Mas foi em Portugal que começaram a explorar comercialmente a sopa de pedra. A cidade de Almeirim, na região do Ribatejo, converteu-a em atração turística. Vários restaurantes a preparam, inclusive O Estribo, cuja receita publicamos abaixo. Visitantes de toda a parte aparecem para saboreá-la. Chegou a ser um dos pratos finalistas, em 2011, no concurso que elegeu as sete maravilhas da gastronomia lusitana.

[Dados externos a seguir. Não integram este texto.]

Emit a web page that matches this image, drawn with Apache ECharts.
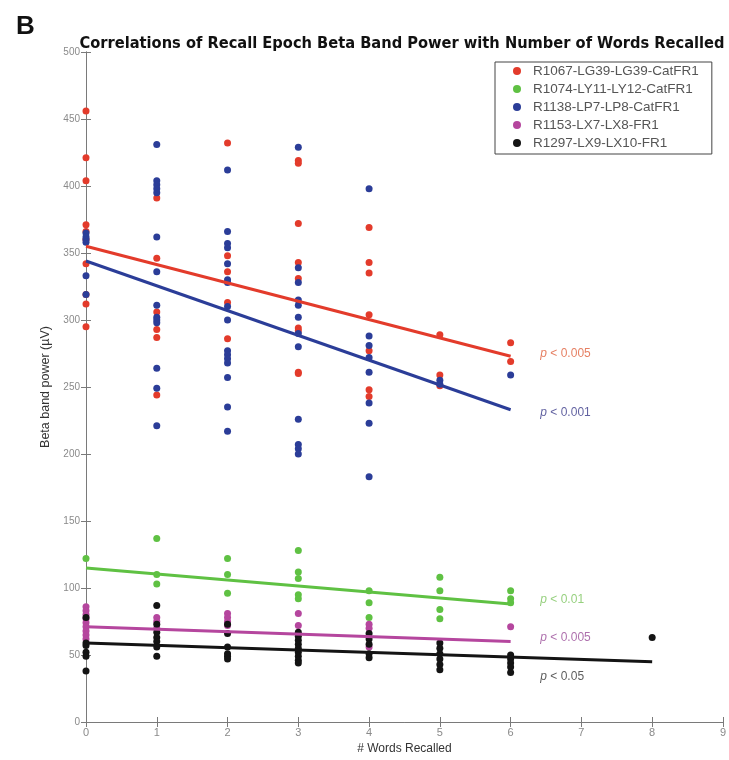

Uma novidade é que o restaurante Rancho Português, de São Paulo, estará oferecendo à clientela, a partir da próxima terça-feira, dia 21 de junho, um prato inspirado na receita de Almeirim. Permanecerá no cardápio até o fim do inverno. Obviamente, leva ingredientes substanciosos – feijão, batata, orelha de porco, chouriço, morcela, toucinho, cebola, alho, louro, coentro, pimenta-do-reino e sal. Como sempre, a pedra é apenas um pretexto, um símbolo da  malandragem.
Astucioso e cínico, especialista em enganar avarentos e simplórios, Malasartes debutou em “Contos da Carochinha”, de Figueiredo Pimentel, lançado em 1894, primeiro livro  infantil editado no Brasil. No começo do século 20, foi protagonista de duas óperas nacionais: uma de Camargo Guarnieri e Mário de Andrade, em 1932; outra, de Lorenzo Fernández e Graça Aranha, em 1933. Em 1960, virou tema do filme “As Aventuras de Pedro Malasartes”, de Mazzaropi; em 1998, inspirou Renato Aragão a fazer um especial na Rede Globo. Em 2008, teve a história recontada por Ana Maria Machado, no livro “Histórias à brasileira: Pedro Malasartes e outras” (Companhia das Letras, São Paulo, SP).
Personagens antigos do imaginário infantil brasileiro estão saindo de cena. Integram a debandada o Boitatá, Curupira, Lobisomem, Mula-Sem-Cabeça, Saci-Pererê e tantos outros. Jeca Tatu, criação genial do escritor Monteiro Lobato, lançado um século atrás, sobrevive por um fio. Não se trata de superestimar o passado, mas de registrar um fenômeno. Vejo pelos meus netos que as crianças de hoje foram cooptadas irreversivelmente pelos heróis da TV: Bob Esponja, Galinha Pintadinha, Pantera Cor de Rosa  etc. Lamentar o que?
Rancho Português – Avenida Dos Bandeirantes, 1051, Vila Olímpia. Tel: (11) 2639.2077.
O Estribo – Largo Praça De Touros, 2080, Almeirim, Ribatejo, Portugal, tel. +(351)-(243)-579324.
RECEITA
SOPA DE PEDRA
Serve 8 a 10 pratos
INGREDIENTES
  • 1 kg de feijão vermelho (na falta, use o  mulatinho)
  • 400 g de orelha de porco
  • 300 g de chouriço (linguiça portuguesa)
  • 1 morcela (chouriço à base do sangue de porco)
  • 150 g de toucinho entremeado (com veios de carne)
  • 2 cebolas picadas
  • 2 dentes de alho picados
  • 1 folha de louro
  • 750 g de batatas cortadas em pequenos cubos
  • 1 maço pequeno de coentro, picado
  • Água quanto baste
  • Sal e pimenta-do-reino moída na hora, a gosto
  • 1 pedra bem lavada
PREPARO
  • Deixe o feijão de molho em água durante a noite.  Escorra.
  • Escalde e raspe a orelha de porco.
  • Em uma panela grande, coloque o feijão, junte todas as carnes, a cebola, o alho e a folha de louro.
  • Adicione água, tempere com sal, pimenta e cozinhe em fogo alto. Se necessário, junte mais água (fervente) durante o cozimento.
  • Retire as carnes à medida que forem cozinhando, corte-as em pequenos pedaços e reserve.
  • Quando o feijão estiver praticamente cozido, acrescente as batatas e o coentro. Deixe as batatas ficarem macias, retire a panela do fogo e introduza as carnes.
  • Passe para uma sopeira, coloque a pedra e sirva a sopa bem quente.
Receita do restaurante O Estribo, de Almeirim, em Portugal.